**COLLECTED MATERIAL**
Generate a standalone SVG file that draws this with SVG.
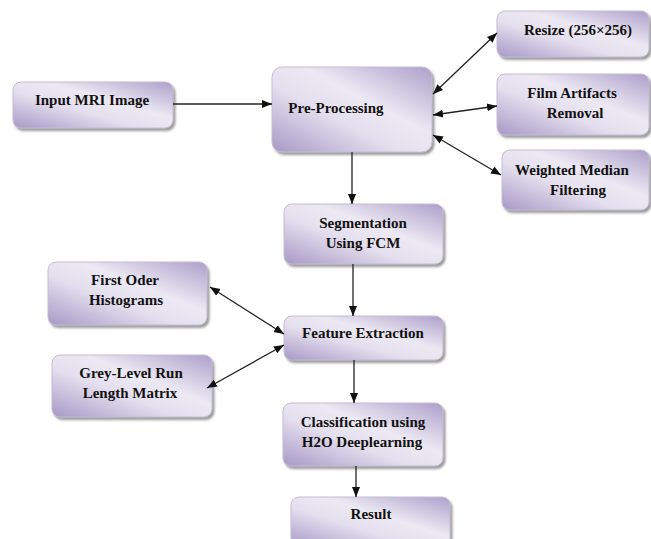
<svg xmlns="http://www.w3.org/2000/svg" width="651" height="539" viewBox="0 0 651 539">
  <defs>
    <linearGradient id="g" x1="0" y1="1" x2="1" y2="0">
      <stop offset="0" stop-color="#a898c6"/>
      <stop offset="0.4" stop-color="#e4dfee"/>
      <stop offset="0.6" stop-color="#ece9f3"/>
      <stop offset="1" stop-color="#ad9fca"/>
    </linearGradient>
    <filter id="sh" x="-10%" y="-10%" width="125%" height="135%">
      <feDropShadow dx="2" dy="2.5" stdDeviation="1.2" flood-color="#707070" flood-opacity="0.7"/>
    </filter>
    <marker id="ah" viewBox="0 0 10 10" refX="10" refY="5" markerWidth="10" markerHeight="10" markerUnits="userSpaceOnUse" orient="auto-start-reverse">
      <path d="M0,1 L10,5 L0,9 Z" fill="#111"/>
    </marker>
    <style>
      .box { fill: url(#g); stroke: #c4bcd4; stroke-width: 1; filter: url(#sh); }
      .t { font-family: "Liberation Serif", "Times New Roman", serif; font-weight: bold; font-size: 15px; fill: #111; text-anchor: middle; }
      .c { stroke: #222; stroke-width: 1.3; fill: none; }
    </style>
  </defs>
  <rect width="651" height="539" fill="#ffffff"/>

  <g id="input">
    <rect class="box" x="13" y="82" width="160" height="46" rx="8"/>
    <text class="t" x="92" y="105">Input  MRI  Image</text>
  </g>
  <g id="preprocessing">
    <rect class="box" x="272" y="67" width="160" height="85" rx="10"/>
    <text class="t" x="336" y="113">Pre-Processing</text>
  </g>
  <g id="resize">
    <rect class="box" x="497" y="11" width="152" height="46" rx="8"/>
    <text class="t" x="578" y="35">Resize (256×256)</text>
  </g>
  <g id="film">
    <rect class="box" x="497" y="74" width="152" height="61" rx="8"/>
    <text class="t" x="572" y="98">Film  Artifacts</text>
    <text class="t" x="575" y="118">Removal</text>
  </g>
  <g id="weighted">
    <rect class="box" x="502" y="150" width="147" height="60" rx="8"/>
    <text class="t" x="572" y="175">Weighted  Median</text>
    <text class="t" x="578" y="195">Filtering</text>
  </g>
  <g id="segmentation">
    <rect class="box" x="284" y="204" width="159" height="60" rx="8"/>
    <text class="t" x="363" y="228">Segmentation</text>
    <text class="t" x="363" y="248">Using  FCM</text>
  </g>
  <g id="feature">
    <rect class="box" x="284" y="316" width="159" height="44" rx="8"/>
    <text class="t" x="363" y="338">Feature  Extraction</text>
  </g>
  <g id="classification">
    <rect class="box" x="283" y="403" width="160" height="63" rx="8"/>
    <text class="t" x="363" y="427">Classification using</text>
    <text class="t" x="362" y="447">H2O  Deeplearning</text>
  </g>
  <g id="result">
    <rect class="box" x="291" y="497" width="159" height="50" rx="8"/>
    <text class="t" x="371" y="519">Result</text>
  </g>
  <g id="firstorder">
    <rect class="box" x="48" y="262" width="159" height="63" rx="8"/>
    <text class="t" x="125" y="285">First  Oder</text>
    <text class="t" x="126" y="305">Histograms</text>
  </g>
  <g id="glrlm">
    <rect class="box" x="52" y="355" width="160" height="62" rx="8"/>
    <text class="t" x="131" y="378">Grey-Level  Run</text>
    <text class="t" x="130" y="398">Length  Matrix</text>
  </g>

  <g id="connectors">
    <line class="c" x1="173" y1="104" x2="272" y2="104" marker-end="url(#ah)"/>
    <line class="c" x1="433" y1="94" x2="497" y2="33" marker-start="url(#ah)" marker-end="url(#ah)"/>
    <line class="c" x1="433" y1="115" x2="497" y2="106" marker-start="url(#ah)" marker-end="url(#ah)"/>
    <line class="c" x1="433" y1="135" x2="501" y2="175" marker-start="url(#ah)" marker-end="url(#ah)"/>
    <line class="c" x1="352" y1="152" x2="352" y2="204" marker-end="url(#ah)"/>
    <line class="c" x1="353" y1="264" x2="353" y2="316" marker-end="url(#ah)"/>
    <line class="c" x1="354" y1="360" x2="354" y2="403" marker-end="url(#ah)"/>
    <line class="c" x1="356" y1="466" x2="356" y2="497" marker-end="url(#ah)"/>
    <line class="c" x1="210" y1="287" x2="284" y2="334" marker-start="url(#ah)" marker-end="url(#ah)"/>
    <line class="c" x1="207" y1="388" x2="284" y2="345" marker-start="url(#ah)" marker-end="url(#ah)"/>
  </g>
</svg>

**GIVEN TASK**
Quote the listing above in full, except for the pictures.

**EXERCISE ANSWER**
Generate a standalone SVG file that draws this with SVG.
<svg xmlns="http://www.w3.org/2000/svg" width="651" height="539" viewBox="0 0 651 539">
  <defs>
    <linearGradient id="g" x1="0" y1="1" x2="1" y2="0">
      <stop offset="0" stop-color="#a898c6"/>
      <stop offset="0.4" stop-color="#e4dfee"/>
      <stop offset="0.6" stop-color="#ece9f3"/>
      <stop offset="1" stop-color="#ad9fca"/>
    </linearGradient>
    <filter id="sh" x="-10%" y="-10%" width="125%" height="135%">
      <feDropShadow dx="2" dy="2.5" stdDeviation="1.2" flood-color="#707070" flood-opacity="0.7"/>
    </filter>
    <marker id="ah" viewBox="0 0 10 10" refX="10" refY="5" markerWidth="10" markerHeight="10" markerUnits="userSpaceOnUse" orient="auto-start-reverse">
      <path d="M0,1 L10,5 L0,9 Z" fill="#111"/>
    </marker>
    <style>
      .box { fill: url(#g); stroke: #c4bcd4; stroke-width: 1; filter: url(#sh); }
      .t { font-family: "Liberation Serif", "Times New Roman", serif; font-weight: bold; font-size: 15px; fill: #111; text-anchor: middle; }
      .c { stroke: #222; stroke-width: 1.3; fill: none; }
    </style>
  </defs>
  <rect width="651" height="539" fill="#ffffff"/>

  <g id="input">
    <rect class="box" x="13" y="82" width="160" height="46" rx="8"/>
    <text class="t" x="92" y="105">Input  MRI  Image</text>
  </g>
  <g id="preprocessing">
    <rect class="box" x="272" y="67" width="160" height="85" rx="10"/>
    <text class="t" x="336" y="113">Pre-Processing</text>
  </g>
  <g id="resize">
    <rect class="box" x="497" y="11" width="152" height="46" rx="8"/>
    <text class="t" x="578" y="35">Resize (256×256)</text>
  </g>
  <g id="film">
    <rect class="box" x="497" y="74" width="152" height="61" rx="8"/>
    <text class="t" x="572" y="98">Film  Artifacts</text>
    <text class="t" x="575" y="118">Removal</text>
  </g>
  <g id="weighted">
    <rect class="box" x="502" y="150" width="147" height="60" rx="8"/>
    <text class="t" x="572" y="175">Weighted  Median</text>
    <text class="t" x="578" y="195">Filtering</text>
  </g>
  <g id="segmentation">
    <rect class="box" x="284" y="204" width="159" height="60" rx="8"/>
    <text class="t" x="363" y="228">Segmentation</text>
    <text class="t" x="363" y="248">Using  FCM</text>
  </g>
  <g id="feature">
    <rect class="box" x="284" y="316" width="159" height="44" rx="8"/>
    <text class="t" x="363" y="338">Feature  Extraction</text>
  </g>
  <g id="classification">
    <rect class="box" x="283" y="403" width="160" height="63" rx="8"/>
    <text class="t" x="363" y="427">Classification using</text>
    <text class="t" x="362" y="447">H2O  Deeplearning</text>
  </g>
  <g id="result">
    <rect class="box" x="291" y="497" width="159" height="50" rx="8"/>
    <text class="t" x="371" y="519">Result</text>
  </g>
  <g id="firstorder">
    <rect class="box" x="48" y="262" width="159" height="63" rx="8"/>
    <text class="t" x="125" y="285">First  Oder</text>
    <text class="t" x="126" y="305">Histograms</text>
  </g>
  <g id="glrlm">
    <rect class="box" x="52" y="355" width="160" height="62" rx="8"/>
    <text class="t" x="131" y="378">Grey-Level  Run</text>
    <text class="t" x="130" y="398">Length  Matrix</text>
  </g>

  <g id="connectors">
    <line class="c" x1="173" y1="104" x2="272" y2="104" marker-end="url(#ah)"/>
    <line class="c" x1="433" y1="94" x2="497" y2="33" marker-start="url(#ah)" marker-end="url(#ah)"/>
    <line class="c" x1="433" y1="115" x2="497" y2="106" marker-start="url(#ah)" marker-end="url(#ah)"/>
    <line class="c" x1="433" y1="135" x2="501" y2="175" marker-start="url(#ah)" marker-end="url(#ah)"/>
    <line class="c" x1="352" y1="152" x2="352" y2="204" marker-end="url(#ah)"/>
    <line class="c" x1="353" y1="264" x2="353" y2="316" marker-end="url(#ah)"/>
    <line class="c" x1="354" y1="360" x2="354" y2="403" marker-end="url(#ah)"/>
    <line class="c" x1="356" y1="466" x2="356" y2="497" marker-end="url(#ah)"/>
    <line class="c" x1="210" y1="287" x2="284" y2="334" marker-start="url(#ah)" marker-end="url(#ah)"/>
    <line class="c" x1="207" y1="388" x2="284" y2="345" marker-start="url(#ah)" marker-end="url(#ah)"/>
  </g>
</svg>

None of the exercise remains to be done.